Türkiye'de en kısa sürede enflasyon sepetinin en ağırlıklı merkezindeki gıda enflasyonuyla mücadelenin başlayacağını ifade eden Zeybekci, "En kısa sürede Türkiye'de hemen sonuç alacağımız noktalardaki bugün enflasyon sepetinin en ağırlıklı merkezi gıda enflasyonudur. Yüzde yirmi altılar seviyesinde. Sepetin yüzde 26'sı altısı gıdadan oluşuyor. Derhal Türkiye'nin Türkiye olarak burada çok hızlı sonuç alacağımız yatırımlarla ilgili de bir seferberlik başlatacağız. Şu andaki parasal tedbirlerin arkasında biz üretimle ilgili bölümleri de eklediğimiz zaman yatırımlarla ilgili o seferberliği başlattığımız zaman enflasyonla ilgili çok kalıcı sonuçları hızlı bir şekilde almaya başladığımızı da göreceğiz zaten. Önümüzdeki sene bugünlerde Türkiye'de hem üretim seferberliğinin başladığı hem de enflasyonla ilgili yüzde 20'li rakamların konuşulmaya başladığı günleri göreceğiz. Bugünlerde yani önümüzdeki sene bugünlerde. Bu programdan asla taviz vermeyeceğiz. Bu programdan asla dönüş olmayacak. Genel itibariyle de yatırımlarla ilgili dediğim gibi çok önemli projelerimiz ve önemli faaliyetler sürüyor." dedi.

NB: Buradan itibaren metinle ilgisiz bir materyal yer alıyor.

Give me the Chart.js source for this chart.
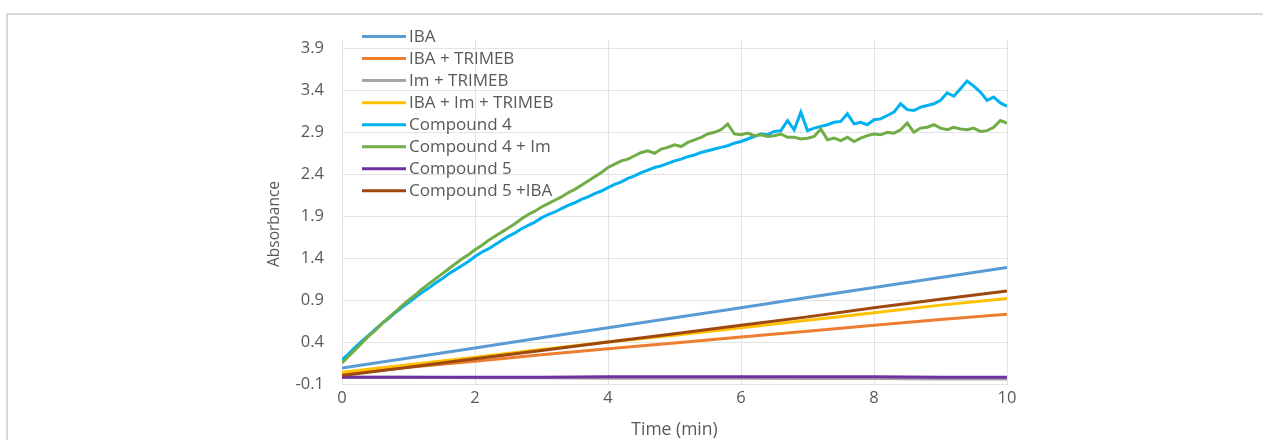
<!DOCTYPE html>
<html>
<head>
<meta charset="utf-8">
<script src="https://cdn.jsdelivr.net/npm/chart.js@4.4.1/dist/chart.umd.min.js"></script>
<style>
html,body{margin:0;padding:0;background:#fff;width:1263px;height:440px;overflow:hidden;}
#frame{position:absolute;left:6px;top:13px;width:1400px;height:600px;border:2px solid #d9d9d9;box-sizing:border-box;}
#wrap{position:absolute;left:0;top:0;width:1263px;height:440px;}
</style>
</head>
<body>
<div id="frame"></div>
<div id="wrap"><canvas id="c" width="1263" height="440"></canvas></div>
<script>
// ---- DATA ----
const seriesNames = ["IBA","IBA + TRIMEB","Im + TRIMEB","IBA + Im + TRIMEB","Compound 4","Compound 4 + Im","Compound 5","Compound 5 +IBA"];
const seriesColors = ["#5B9BD5","#ED7D31","#A5A5A5","#FFC000","#00B0F0","#70AD47","#7030A0","#9E480E"];
const xTitle = "Time (min)";
const yTitle = "Absorbance";

const timeCoarse = [0,1,2,3,4,5,6,7,8,9,10];
const iba        = [0.09,0.21,0.33,0.45,0.57,0.69,0.81,0.93,1.05,1.17,1.29];
const ibaTrimeb  = [0.02,0.10,0.17,0.25,0.32,0.39,0.46,0.53,0.60,0.67,0.73];
const imTrimeb   = [-0.02,-0.02,-0.025,-0.025,-0.03,-0.03,-0.03,-0.035,-0.035,-0.04,-0.04];
const ibaImTrimeb= [0.04,0.13,0.22,0.31,0.40,0.48,0.57,0.66,0.75,0.84,0.92];
const compound5  = [-0.02,-0.02,-0.02,-0.02,-0.015,-0.015,-0.015,-0.015,-0.015,-0.02,-0.02];
const compound5Iba=[0.00,0.10,0.20,0.30,0.40,0.50,0.60,0.70,0.81,0.91,1.01];

const timeFine = [0,0.1,0.2,0.3,0.4,0.5,0.6,0.7,0.8,0.9,1,1.1,1.2,1.3,1.4,1.5,1.6,1.7,1.8,1.9,2,2.1,2.2,2.3,2.4,2.5,2.6,2.7,2.8,2.9,3,3.1,3.2,3.3,3.4,3.5,3.6,3.7,3.8,3.9,4,4.1,4.2,4.3,4.4,4.5,4.6,4.7,4.8,4.9,5,5.1,5.2,5.3,5.4,5.5,5.6,5.7,5.8,5.9,6,6.1,6.2,6.3,6.4,6.5,6.6,6.7,6.8,6.9,7,7.1,7.2,7.3,7.4,7.5,7.6,7.7,7.8,7.9,8,8.1,8.2,8.3,8.4,8.5,8.6,8.7,8.8,8.9,9,9.1,9.2,9.3,9.4,9.5,9.6,9.7,9.8,9.9,10];
const compound4 = [0.19,0.26,0.34,0.41,0.48,0.55,0.62,0.68,0.75,0.81,0.87,0.93,0.99,1.04,1.10,1.15,1.21,1.26,1.31,1.36,1.42,1.47,1.51,1.56,1.61,1.66,1.70,1.75,1.79,1.83,1.88,1.92,1.95,1.99,2.03,2.06,2.10,2.13,2.17,2.20,2.24,2.28,2.31,2.35,2.38,2.42,2.45,2.48,2.50,2.53,2.56,2.58,2.61,2.63,2.66,2.68,2.70,2.72,2.74,2.77,2.79,2.82,2.85,2.88,2.87,2.91,2.92,3.04,2.93,3.14,2.92,2.95,2.97,2.99,3.02,3.03,3.12,3.00,3.02,2.99,3.05,3.06,3.10,3.14,3.24,3.17,3.16,3.20,3.22,3.24,3.28,3.37,3.33,3.42,3.51,3.45,3.38,3.28,3.32,3.25,3.21];
const compound4Im = [0.15,0.23,0.31,0.39,0.47,0.54,0.62,0.69,0.76,0.83,0.90,0.96,1.03,1.09,1.15,1.21,1.27,1.33,1.39,1.44,1.50,1.55,1.61,1.66,1.71,1.76,1.81,1.87,1.92,1.96,2.01,2.05,2.09,2.13,2.18,2.22,2.27,2.32,2.37,2.42,2.48,2.52,2.56,2.58,2.62,2.66,2.68,2.65,2.70,2.72,2.75,2.73,2.78,2.81,2.84,2.88,2.90,2.93,3.00,2.88,2.87,2.89,2.86,2.87,2.85,2.86,2.88,2.84,2.84,2.82,2.83,2.85,2.94,2.81,2.83,2.80,2.84,2.79,2.83,2.86,2.88,2.87,2.90,2.89,2.93,3.01,2.90,2.95,2.96,2.99,2.95,2.93,2.96,2.94,2.93,2.95,2.91,2.92,2.96,3.04,3.01];

const yTicks = [-0.1,0.4,0.9,1.4,1.9,2.4,2.9,3.4,3.9];
const xTicks = [0,2,4,6,8,10];

// ---- BUILD ----
const seriesData = [
  [timeCoarse, iba],
  [timeCoarse, ibaTrimeb],
  [timeCoarse, imTrimeb],
  [timeCoarse, ibaImTrimeb],
  [timeFine, compound4],
  [timeFine, compound4Im],
  [timeCoarse, compound5],
  [timeCoarse, compound5Iba]
];
const toXY = (xs, ys) => xs.map((x, i) => ({x: x, y: ys[i]}));
const datasets = seriesNames.map((name, i) => ({
  label: name,
  data: toXY(seriesData[i][0], seriesData[i][1]),
  borderColor: seriesColors[i],
  backgroundColor: seriesColors[i],
  borderWidth: 3,
  pointRadius: 0,
  tension: 0,
  fill: false,
  order: seriesNames.length - i
}));

const FONT = "'Open Sans', 'Noto Sans', sans-serif";
const TEXT = "#595959";
const GRID = "#e3e3e3";

const legendPlugin = {
  id: 'customLegend',
  afterDraw(chart) {
    const ctx = chart.ctx;
    ctx.save();
    ctx.font = "17px " + FONT;
    ctx.textBaseline = 'middle';
    ctx.textAlign = 'left';
    chart.data.datasets.forEach((ds, i) => {
      const y = 36.5 + i * 22.05;
      ctx.strokeStyle = ds.borderColor;
      ctx.lineWidth = 3;
      ctx.beginPath();
      ctx.moveTo(362, y);
      ctx.lineTo(406, y);
      ctx.stroke();
      ctx.fillStyle = TEXT;
      ctx.fillText(ds.label, 409, y + 0.5);
    });
    // y axis title
    ctx.translate(275, 224);
    ctx.rotate(-Math.PI / 2);
    ctx.textAlign = 'center';
    ctx.font = "15.5px " + FONT;
    ctx.fillText(yTitle, 0, 0);
    ctx.restore();
  }
};

new Chart(document.getElementById('c'), {
  type: 'line',
  data: { datasets: datasets },
  plugins: [legendPlugin],
  options: {
    responsive: false,
    animation: false,
    events: [],
    layout: { padding: { left: 262, right: 256, top: 40, bottom: 0 } },
    plugins: { legend: { display: false }, tooltip: { enabled: false } },
    scales: {
      x: {
        type: 'linear',
        min: 0, max: 10,
        afterBuildTicks: (axis) => { axis.ticks = xTicks.map(v => ({value: v})); },
        afterFit: (scale) => { scale.height = 56; },
        grid: { color: GRID, drawTicks: false, lineWidth: 1 },
        border: { color: GRID, width: 1 },
        ticks: { color: TEXT, font: { size: 16.5, family: FONT }, padding: 4 },
        title: { display: true, text: xTitle, color: TEXT, font: { size: 17.5, family: FONT, lineHeight: 1 }, padding: { top: 0, bottom: 1 } }
      },
      y: {
        type: 'linear',
        min: -0.1, max: 4.0,
        afterBuildTicks: (axis) => { axis.ticks = yTicks.map(v => ({value: v})); },
        afterFit: (scale) => { scale.width = 80; },
        grid: { color: GRID, drawTicks: false, lineWidth: 1 },
        border: { color: GRID, width: 1 },
        ticks: { color: TEXT, font: { size: 16.5, family: FONT }, padding: 18, callback: (v) => v.toFixed(1) },
        title: { display: false }
      }
    }
  }
});
</script>
</body>
</html>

"2026'da ticaret farklılaşacak"
2026'dan itibaren karbon vergilerinin ortaya çıkacağını ticarette sınırların farklılaşacağına dikkat çeken Zeybekci, "AK Parti Ekonomi İşleri Başkanlığı olarak da bir program, bir yeni bir hazırlığımız var. Sürdürülebilirlik. Yani 2026'dan itibaren tüm dünyada, özellikle Avrupa'da başlamak üzere sınırlar çok daha farklılaşacak. Ticaret farklılaşacak. Karbon nötr, karbon sıfır diye çok farklı önlemler gelecek. Biz bunlara tarife dışı engeller diyoruz. Yani ürünün şu ürünün üzerinde ne kadar karbon bedeli varsa siz ülke olarak bununla ilgili artısını yerine koyup da onun nötrleştirmediyseniz bunu satarken üzerinde karbon vergisi olacak. Onun için biz de şimdi mesela sürdürülebilirlikle ilgili bir çalışma yapıyoruz. İnşallah önümüzdeki dönemin de çok önemli gündem maddelerinden biri olacak. Peki bunu niye anlatıyorum değerli arkadaşlar? Sürdürülebilirliğin tanımı şu. Sürdürülebilirlik eşittir. Bugünün taleplerini ve ihtiyaçlarını gelecek nesillerin imkan ve kaynaklarını kullanmadan; bugünün imkan ve kaynaklarıyla karşılamak sürdürülebilirliktir" şeklinde konuştu.